Heart, Lung and Circulation

Association of Left Ventricular Motion and Central Blood Pressure Waveform Morphology

      Background: Central blood pressure is a determinant of cardiovascular outcome however it can be described by parameters other than systolic and diastolic pressure with central augmentation index (AIx) often utilised. Although generally considered as determined by peripheral pressure wave reflection the not all data are consistent with this interpretation of AIx. We hypothesised that the velocity of the base of the heart during systole may influence central pressure waveform morphology, including the augmentation index.
      Methods: We studied the carotid pressure waveform, aortic stiffness and endothelial function in 20 healthy young males (full data available in 19).
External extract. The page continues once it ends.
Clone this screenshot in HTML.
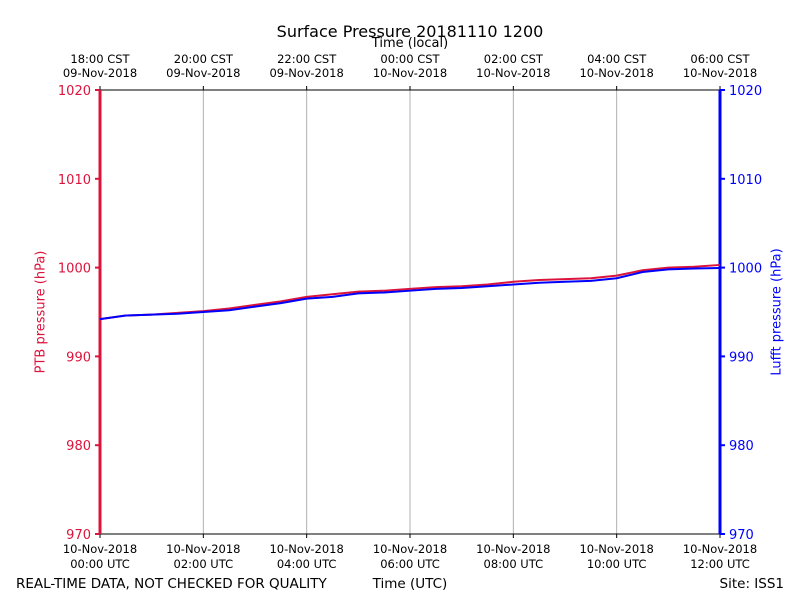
<!DOCTYPE html>
<html><head><meta charset="utf-8"><style>
body{margin:0;background:#fff}
svg{font-family:"DejaVu Sans","Liberation Sans",sans-serif}
</style></head><body>
<svg id="c" width="800" height="600" xmlns="http://www.w3.org/2000/svg">
<text x="410" y="37" font-size="16" text-anchor="middle">Surface Pressure 20181110 1200</text>
<text x="410" y="47" font-size="13" text-anchor="middle">Time (local)</text>
<text x="41" y="312" font-size="13" fill="#dc143c" text-anchor="middle" dominant-baseline="middle" transform="rotate(-90 41 312)">PTB pressure (hPa)</text>
<text x="777" y="312" font-size="13" fill="#0000ff" text-anchor="middle" dominant-baseline="middle" transform="rotate(-90 777 312)">Lufft pressure (hPa)</text>
<text x="16" y="588" font-size="13.5">REAL-TIME DATA, NOT CHECKED FOR QUALITY</text>
<text x="410" y="588" font-size="13.5" text-anchor="middle">Time (UTC)</text>
<text x="784" y="588" font-size="13.5" text-anchor="end">Site: ISS1</text>
<g id="grid"></g><g id="ticks"></g><g id="series"></g>
</svg>
<script>
const hours=[0,0.5,1,1.5,2,2.5,3,3.5,4,4.5,5,5.5,6,6.5,7,7.5,8,8.5,9,9.5,10,10.5,11,11.5,12];
const ptb=[994.2,994.6,994.7,994.9,995.1,995.4,995.8,996.2,996.7,997.0,997.3,997.4,997.6,997.8,997.9,998.1,998.4,998.6,998.7,998.8,999.1,999.7,1000.0,1000.1,1000.3];
const lufft=[994.2,994.6,994.7,994.8,995.0,995.2,995.6,996.0,996.5,996.7,997.1,997.2,997.4,997.6,997.7,997.9,998.1,998.3,998.4,998.5,998.8,999.5,999.8,999.9,999.95];
const yTicks=[970,980,990,1000,1010,1020];
const xTickHours=[0,2,4,6,8,10,12];
const utcLabels=[["10-Nov-2018","00:00 UTC"],["10-Nov-2018","02:00 UTC"],["10-Nov-2018","04:00 UTC"],["10-Nov-2018","06:00 UTC"],["10-Nov-2018","08:00 UTC"],["10-Nov-2018","10:00 UTC"],["10-Nov-2018","12:00 UTC"]];
const localLabels=[["18:00 CST","09-Nov-2018"],["20:00 CST","09-Nov-2018"],["22:00 CST","09-Nov-2018"],["00:00 CST","10-Nov-2018"],["02:00 CST","10-Nov-2018"],["04:00 CST","10-Nov-2018"],["06:00 CST","10-Nov-2018"]];
const X0=100,X1=720,Y0=534,Y1=90;
const x=h=>X0+(h-0)/12*(X1-X0);
const y=p=>Y0-(p-970)/50*(Y0-Y1);
const NS="http://www.w3.org/2000/svg";
function mk(tag,attrs,parent,txt){const e=document.createElementNS(NS,tag);for(const k in attrs)e.setAttribute(k,attrs[k]);if(txt!==undefined)e.textContent=txt;document.getElementById(parent).appendChild(e);return e;}
xTickHours.forEach((h,i)=>{
  const g=mk('line',{x1:x(h),x2:x(h),y1:Y1,y2:Y0,stroke:'#b0b0b0','stroke-width':1},'grid');
  
  
  const t1=mk('line',{x1:x(h),x2:x(h),y1:Y0,y2:Y0+4,stroke:'#000'},'ticks');
  
  
  const t2=mk('line',{x1:x(h),x2:x(h),y1:Y1,y2:Y1-4,stroke:'#000'},'ticks');
  
  
  const a=mk('text',{x:x(h),y:553,'font-size':11.5,'text-anchor':'middle'},'ticks',utcLabels[i][0]);
  
  
  const b=mk('text',{x:x(h),y:568,'font-size':11.5,'text-anchor':'middle'},'ticks',utcLabels[i][1]);
  
  
  const c=mk('text',{x:x(h),y:63,'font-size':11.5,'text-anchor':'middle'},'ticks',localLabels[i][0]);
  
  
  const d=mk('text',{x:x(h),y:77,'font-size':11.5,'text-anchor':'middle'},'ticks',localLabels[i][1]);
  
  
});
const fr=mk('rect',{x:X0,y:Y1,width:X1-X0,height:Y0-Y1,fill:'none',stroke:'#000','stroke-width':1},'grid');


yTicks.forEach(v=>{
  const l=mk('line',{x1:X0-5,x2:X0,y1:y(v),y2:y(v),stroke:'#dc143c','stroke-width':2},'ticks');
  
  
  const lt=mk('text',{x:X0-9,y:y(v)+5,'font-size':13,fill:'#dc143c','text-anchor':'end'},'ticks',v);
  
  
  const r=mk('line',{x1:X1,x2:X1+5,y1:y(v),y2:y(v),stroke:'#0000ff','stroke-width':2},'ticks');
  
  
  const rt=mk('text',{x:X1+9,y:y(v)+5,'font-size':13,fill:'#0000ff'},'ticks',v);
  
  
});
const ls=mk('line',{x1:X0,x2:X0,y1:Y1,y2:Y0,stroke:'#dc143c','stroke-width':3},'ticks');


const rs=mk('line',{x1:X1,x2:X1,y1:Y1,y2:Y0,stroke:'#0000ff','stroke-width':3},'ticks');


const p1=mk('polyline',{points:hours.map((h,i)=>x(h)+','+y(ptb[i])).join(' '),fill:'none',stroke:'#dc143c','stroke-width':2},'series');


const p2=mk('polyline',{points:hours.map((h,i)=>x(h)+','+y(lufft[i])).join(' '),fill:'none',stroke:'#0000ff','stroke-width':2},'series');


</script>
</body></html>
Arterial stiffness was measured by carotid-femoral pulse wave velocity (cPWV), endothelial function by Peripheral Arterial Tonometry and central BP waveform by carotid applanation tonometry. Basal cardiac motion was assessed with pulsed wave tissue Doppler imaging of the anterior mitral annulus.
      Results: Carotid AIx decreased after the administration of GTN by 11.3 ± (sem)4.6% (P = 0.02) however time to the inflection point (Ti) did not change. During systolic contraction at both baseline and after GTN the time to peak annular systolic velocity was directly related to, and always preceded, carotid Ti (R2 = 0.81; p < 0.01). Carotid Ti and AIx were not related to cPWV or endothelial function.
      Conclusion: Rather than only being a consequence of arterial properties Ti, and therefore central AIx, may be substantially determined by left ventricular function. These findings question the interpretation of central AIx as a measure of pressure wave reflection and aortic stiffness and therefore impact on its interpretation in diagnosis and treatment of cardiovascular risk.